Standard operating procedure

Politics at Justice, politics at the GSA.

Published March 26, 2007 3:10PM (EDT)

As the House and Senate Judiciary Committees investigate charges that the Bush administration tried to politicize the Justice Department's prosecutorial function, Rep. Henry Waxman's House Oversight and Government Reform Committee is looking into whether the administration has tried to use the General Services Administration to help Republicans win elections.

The evidence: It did.

As the Washington Post reports this morning, several witnesses have told committee investigators that GSA administrator Lurita Alexis Doan and Karl Rove deputy J. Scott Jennings met with dozens of GSA officials in January to discuss Republicans' electoral prospects. The witnesses say that Jennings showed the officials a PowerPoint presentation on post-2006 polling, and then Doan asked the officials how they could "help our candidates" in the future.

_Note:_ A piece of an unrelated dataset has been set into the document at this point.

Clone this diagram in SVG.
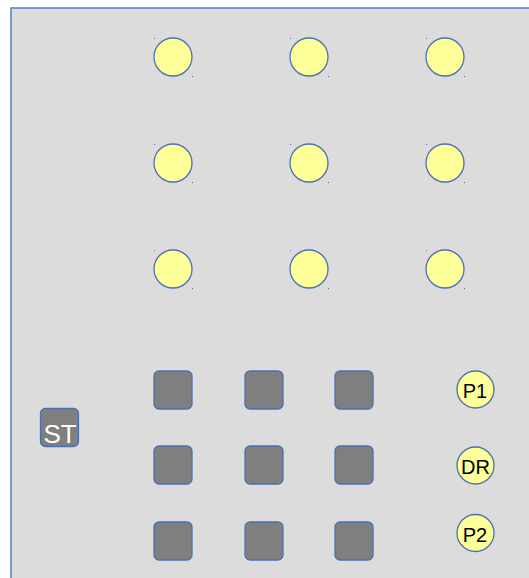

Doan allegedly raised the idea of using "targeted public events, such as the opening of federal facilities around the country," to help GOP candidates. In a letter to Doan earlier this month, Waxman laid out what investigators believe happened next: "According to the information that I have received, a discussion then ensued regarding how to exclude House Speaker Nancy Pelosi from an upcoming courthouse opening in San Francisco..." According to one account, Waxman wrote, Doan "raised concerns about the upcoming opening of a courthouse in Florida. According to this account, you noted that former President Bill Clinton had expressed interest in attending, and you stated that an effort should be made to get Senator Mel Martinez, the general chairman of the Republican National Committee, to attend."

It's all part and parcel for anyone who's been paying attention. If you're willing to fire U.S. attorneys to make way for your friends or to retaliate for not prosecuting your enemies, why not assemble dozens of federal officials to orchestrate petty political games around building openings?

Of course, that's not the way that Doan would put it. She wouldn't respond to questions from the Post. But in a statement responding to Waxman's letter, she said that she has been the victim of "personal attacks and charges" ever since she "made the decision to restore fiscal discipline to all divisions within GSA."


By Tim Grieve

Tim Grieve is a senior writer and the author of Salon's War Room blog.